(Entries with chart source code)
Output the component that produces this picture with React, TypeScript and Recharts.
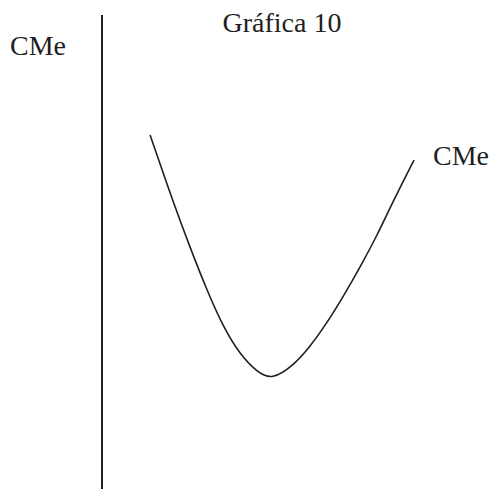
import { LineChart, Line, XAxis, YAxis, Label } from 'recharts'

// cantidad (q) y costo medio (CMe)
const quantity = [1.23, 1.82, 2.25, 2.68, 3.1, 3.53, 3.96, 4.35, 4.89, 5.32, 5.75, 6.17, 6.6, 7.03, 7.45, 7.98]
const averageCost = [7.47, 6.05, 5.1, 4.2, 3.42, 2.84, 2.47, 2.3, 2.6, 3.0, 3.5, 4.06, 4.68, 5.34, 6.08, 6.94]

const title = 'Gráfica 10'
const axisLabel = 'CMe'
const curveLabel = 'CMe'

const data = quantity.map((q, i) => ({ q, cme: averageCost[i] }))

const INK = '#231f20'
const FONT = '"Liberation Serif", "DejaVu Serif", serif'

const CurveEndLabel = (props: any) => {
  const { x, y, index } = props
  if (index !== data.length - 1) return null
  return (
    <text x={x + 19} y={y + 5} fill={INK} fontFamily={FONT} fontSize={28}>
      {curveLabel}
    </text>
  )
}

export default function App() {
  return (
    <div style={{ position: 'absolute', left: 0, top: 0, width: 493, height: 489, background: '#fff' }}>
      <LineChart width={493} height={489} data={data} margin={{ top: 15, right: 0, bottom: 0, left: 0 }}>
        <XAxis dataKey="q" type="number" domain={[0, 10]} hide />
        <YAxis
          type="number"
          domain={[0, 10]}
          width={102}
          tick={false}
          tickLine={false}
          axisLine={{ stroke: INK, strokeWidth: 2 }}
        >
          <Label
            content={() => (
              <text x={10} y={55} fill={INK} fontFamily={FONT} fontSize={28}>
                {axisLabel}
              </text>
            )}
          />
        </YAxis>
        <Line
          type="basis"
          dataKey="cme"
          stroke={INK}
          strokeWidth={1.6}
          dot={false}
          activeDot={false}
          isAnimationActive={false}
          label={<CurveEndLabel />}
        />
        <text x={282} y={32} textAnchor="middle" fill={INK} fontFamily={FONT} fontSize={28}>
          {title}
        </text>
      </LineChart>
    </div>
  )
}
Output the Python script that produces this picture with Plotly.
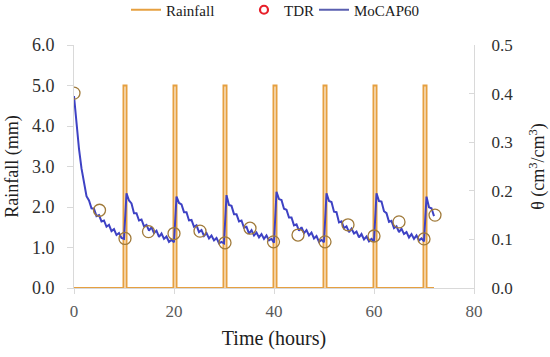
import plotly.graph_objects as go

# ---------------- data ----------------
step_h = 0.5
mocap60 = [
    0.395, 0.338, 0.286, 0.246, 0.217, 0.189, 0.180, 0.164, 0.163, 0.148,
    0.150, 0.137, 0.139, 0.126, 0.130, 0.117, 0.121, 0.109, 0.113, 0.103,
    0.101,
    0.195, 0.180, 0.174, 0.154, 0.154, 0.139, 0.141, 0.127, 0.130, 0.118,
    0.125, 0.113, 0.118, 0.105, 0.112, 0.101, 0.106, 0.095, 0.099,
    0.094,
    0.188, 0.175, 0.172, 0.156, 0.156, 0.139, 0.140, 0.126, 0.129, 0.115,
    0.119, 0.107, 0.113, 0.102, 0.108, 0.098, 0.103, 0.092, 0.095,
    0.092,
    0.191, 0.171, 0.169, 0.152, 0.152, 0.137, 0.139, 0.124, 0.126, 0.112,
    0.119, 0.108, 0.114, 0.104, 0.111, 0.101, 0.108, 0.098, 0.101,
    0.093,
    0.198, 0.183, 0.181, 0.163, 0.161, 0.145, 0.145, 0.129, 0.131, 0.118,
    0.125, 0.113, 0.119, 0.108, 0.114, 0.102, 0.107, 0.095, 0.099,
    0.094,
    0.195, 0.179, 0.177, 0.157, 0.156, 0.135, 0.137, 0.123, 0.127, 0.115,
    0.122, 0.112, 0.116, 0.104, 0.111, 0.100, 0.106, 0.096, 0.101,
    0.096,
    0.195, 0.179, 0.178, 0.158, 0.154, 0.136, 0.138, 0.123, 0.127, 0.115,
    0.122, 0.111, 0.115, 0.104, 0.111, 0.101, 0.108, 0.098, 0.102,
    0.096,
    0.188, 0.166, 0.164, 0.148,
]
mocap_time = [i * step_h for i in range(len(mocap60))]

tdr_time = [0, 5.1, 10.2, 14.9, 20, 25.2, 30.2, 35.2, 39.9, 44.8, 50.2, 54.8, 60, 65, 70, 72.2]
tdr_theta = [0.401, 0.160, 0.102, 0.116, 0.112, 0.117, 0.093, 0.123, 0.095, 0.109,
             0.095, 0.130, 0.107, 0.136, 0.101, 0.150]

rain_start = [9.9, 19.9, 29.9, 39.9, 49.9, 59.9, 69.9]
rain_duration = 0.6
rain_depth = 5.0
rain_end_time = 72

x_ticks = [0, 20, 40, 60, 80]
y_left_ticks = [0.0, 1.0, 2.0, 3.0, 4.0, 5.0, 6.0]
y_right_ticks = [0.0, 0.1, 0.2, 0.3, 0.4, 0.5]

# build rainfall step series
rain_x, rain_y = [0], [0]
for s in rain_start:
    rain_x += [s, s, s + rain_duration, s + rain_duration]
    rain_y += [0, rain_depth, rain_depth, 0]
rain_x.append(rain_end_time)
rain_y.append(0)

FONT = "Liberation Serif, Times New Roman, DejaVu Serif, serif"
AXIS_GREY = "#D9D9D9"

fig = go.Figure()
fig.add_trace(go.Scatter(x=rain_x, y=rain_y, mode="lines", name="Rainfall",
                         legend="legend", line=dict(color="#E6A040", width=2)))
fig.add_trace(go.Scatter(x=mocap_time, y=mocap60, mode="lines", name="MoCAP60",
                         yaxis="y2", line=dict(color="#3E42C4", width=2),
                         showlegend=False))
fig.add_trace(go.Scatter(x=tdr_time, y=tdr_theta, mode="markers", name="TDR",
                         yaxis="y2", showlegend=False,
                         marker=dict(symbol="circle-open", size=12,
                                     color="#A07A3A", line=dict(width=1.3, color="#A07A3A"))))
# legend entries
fig.add_trace(go.Scatter(x=[None], y=[None], mode="markers", name="TDR", legend="legend2",
                         marker=dict(symbol="circle-open", size=8, color="#E8202A",
                                     line=dict(width=2.2, color="#E8202A"))))
fig.add_trace(go.Scatter(x=[None], y=[None], mode="lines", name="MoCAP60", legend="legend3",
                         line=dict(color="#5A5FB0", width=2)))

leg_font = dict(family=FONT, size=15, color="#202020")
leg_common = dict(orientation="h", xanchor="left", y=1 - 10 / 357, yanchor="middle",
                  yref="container", bgcolor="rgba(0,0,0,0)", font=leg_font)

fig.update_layout(
    width=550, height=357,
    margin=dict(l=74, r=76, t=45, b=69, autoexpand=False),
    paper_bgcolor="white", plot_bgcolor="white",
    font=dict(family=FONT, size=16, color="#404040"),
    showlegend=True,
    legend=dict(x=0.13, **leg_common),
    legend2=dict(x=0.425, **leg_common),
    legend3=dict(x=0.60, **leg_common),
    xaxis=dict(range=[0, 80], tickvals=x_ticks, showgrid=False, zeroline=False,
               automargin=False,
               showline=True, linecolor=AXIS_GREY, linewidth=1,
               ticks="outside", ticklen=5, tickcolor=AXIS_GREY, ticklabelstandoff=3,
               tickfont=dict(family=FONT, size=17, color="#595959"),
               title=dict(text="Time (hours)", font=dict(family=FONT, size=20, color="#202020"), standoff=10)),
    yaxis=dict(range=[0, 6], tickvals=y_left_ticks, tickformat=".1f", showgrid=False,
               automargin=False,
               zeroline=False, showline=True, linecolor=AXIS_GREY, linewidth=1,
               ticks="outside", ticklen=6, tickcolor=AXIS_GREY, ticklabelstandoff=9,
               tickfont=dict(family=FONT, size=18, color="#303030"),
               title=dict(text="Rainfall (mm)", font=dict(family=FONT, size=18, color="#202020"), standoff=8)),
    yaxis2=dict(range=[0, 0.5], tickvals=y_right_ticks, tickformat=".1f", overlaying="y",
                automargin=False,
                side="right", showgrid=False, zeroline=False, showline=True,
                linecolor=AXIS_GREY, linewidth=1, ticks="inside", ticklen=5,
                ticklabelstandoff=13,
                tickcolor=AXIS_GREY, tickfont=dict(family=FONT, size=17, color="#303030"),
                title=dict(text="θ (cm<sup>3</sup>/cm<sup>3</sup>)",
                           font=dict(family=FONT, size=18, color="#202020"), standoff=19)),
)

fig.write_html("out.html", post_script="document.body.style.margin='0';",
               config={"displayModeBar": False})
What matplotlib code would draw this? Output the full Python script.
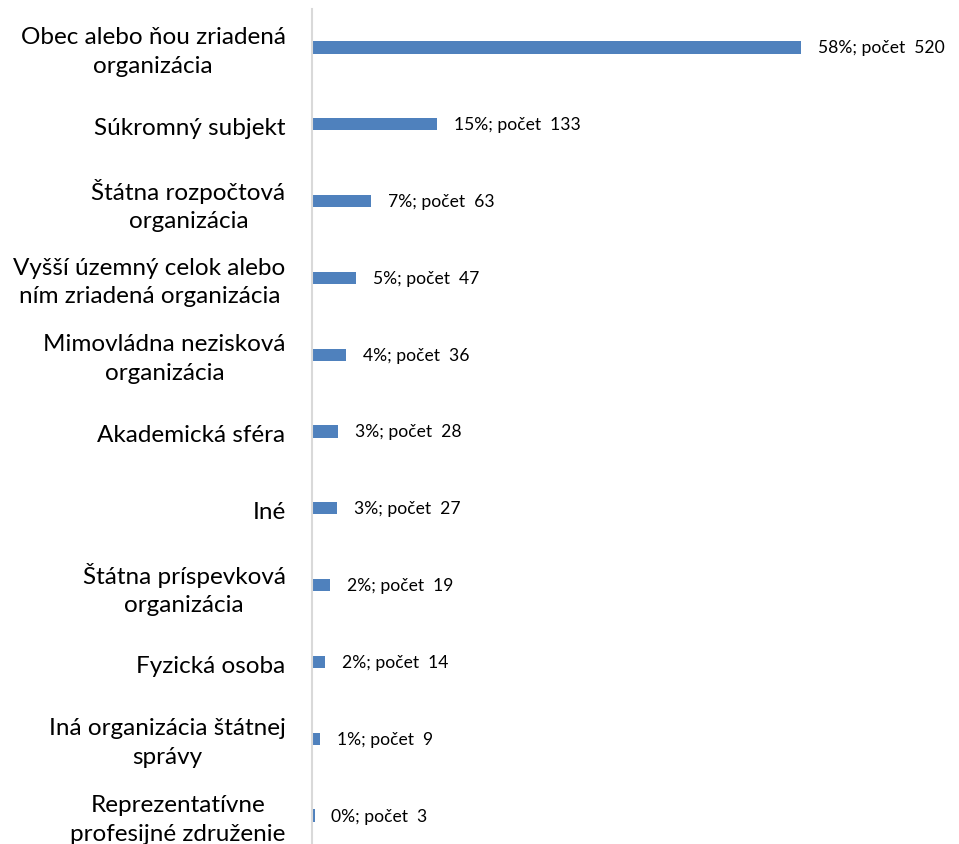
import matplotlib.pyplot as plt

# kategórie (zhora nadol)
kategorie = [
    'Obec alebo ňou zriadená\norganizácia',
    'Súkromný subjekt',
    'Štátna rozpočtová\norganizácia',
    'Vyšší územný celok alebo\nním zriadená organizácia',
    'Mimovládna nezisková\norganizácia',
    'Akademická sféra',
    'Iné',
    'Štátna príspevková\norganizácia',
    'Fyzická osoba',
    'Iná organizácia štátnej\nsprávy',
    'Reprezentatívne\nprofesijné združenie',
]
pocet = [520, 133, 63, 47, 36, 28, 27, 19, 14, 9, 3]
percenta = [58, 15, 7, 5, 4, 3, 3, 2, 2, 1, 0]

plt.rcParams['font.family'] = ['Lato', 'DejaVu Sans']

fig = plt.figure(figsize=(9.59, 8.45), dpi=100)
ax = fig.add_axes([312 / 959, -10 / 845, 1 - 312 / 959, 835 / 845 + 10 / 845])

y = list(range(len(kategorie)))
ax.barh(y, pocet, height=0.16, color='#4F81BD')
ax.set_ylim(len(kategorie) - 0.5, -0.5)
ax.set_xlim(0, 688)

for yi, p, pc in zip(y, pocet, percenta):
    ax.annotate(f'{pc}%; počet  {p}', (p, yi), xytext=(12, 0), textcoords='offset points',
                va='center', ha='left', fontsize=12.6, color='#000000')

# popisky kategórií (namiesto tick labels, aby sa dali posunúť)
for yi, k in zip(y, kategorie):
    ax.annotate(k, (0, yi), xytext=(-19, -2.5), textcoords='offset points',
                va='center', ha='right', multialignment='center',
                fontsize=17.5, linespacing=1.45, annotation_clip=False)

ax.set_yticks([])
ax.set_xticks([])
for s in ['top', 'right', 'bottom']:
    ax.spines[s].set_visible(False)
ax.spines['left'].set_color('#D9D9D9')
ax.spines['left'].set_linewidth(1.5)

fig.savefig('out.png', dpi=100)
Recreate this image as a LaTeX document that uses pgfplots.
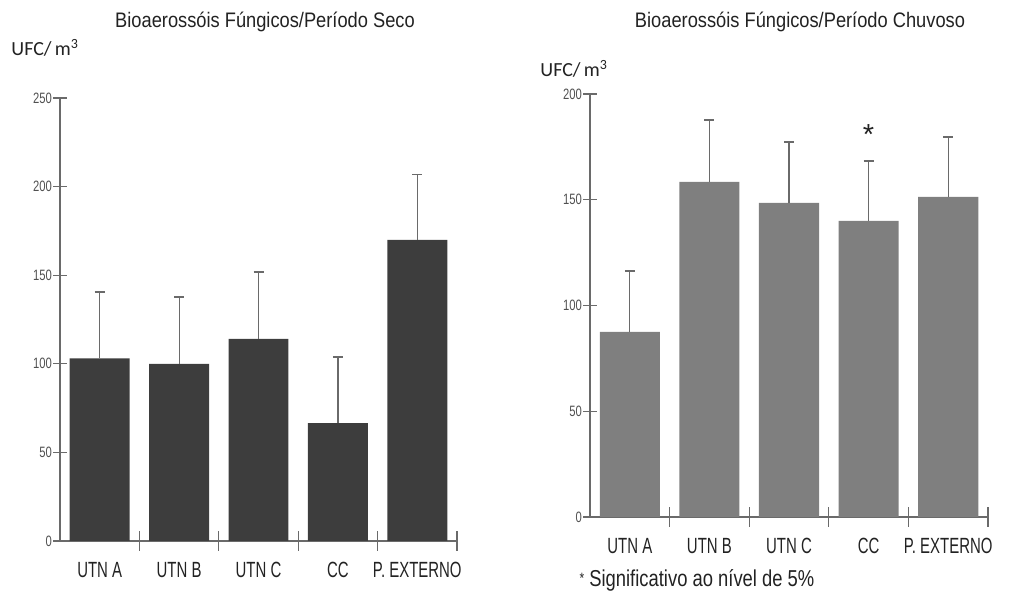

§ Goal of the exercise
Leave out the pictures and repeat the lines from the start of the material through the line with "XAxis, YAxis, Label", inclusive.

§ Written reply
Output the component that produces this picture with React, TypeScript and Recharts.
import { LineChart, Line, XAxis, YAxis, Label } from 'recharts'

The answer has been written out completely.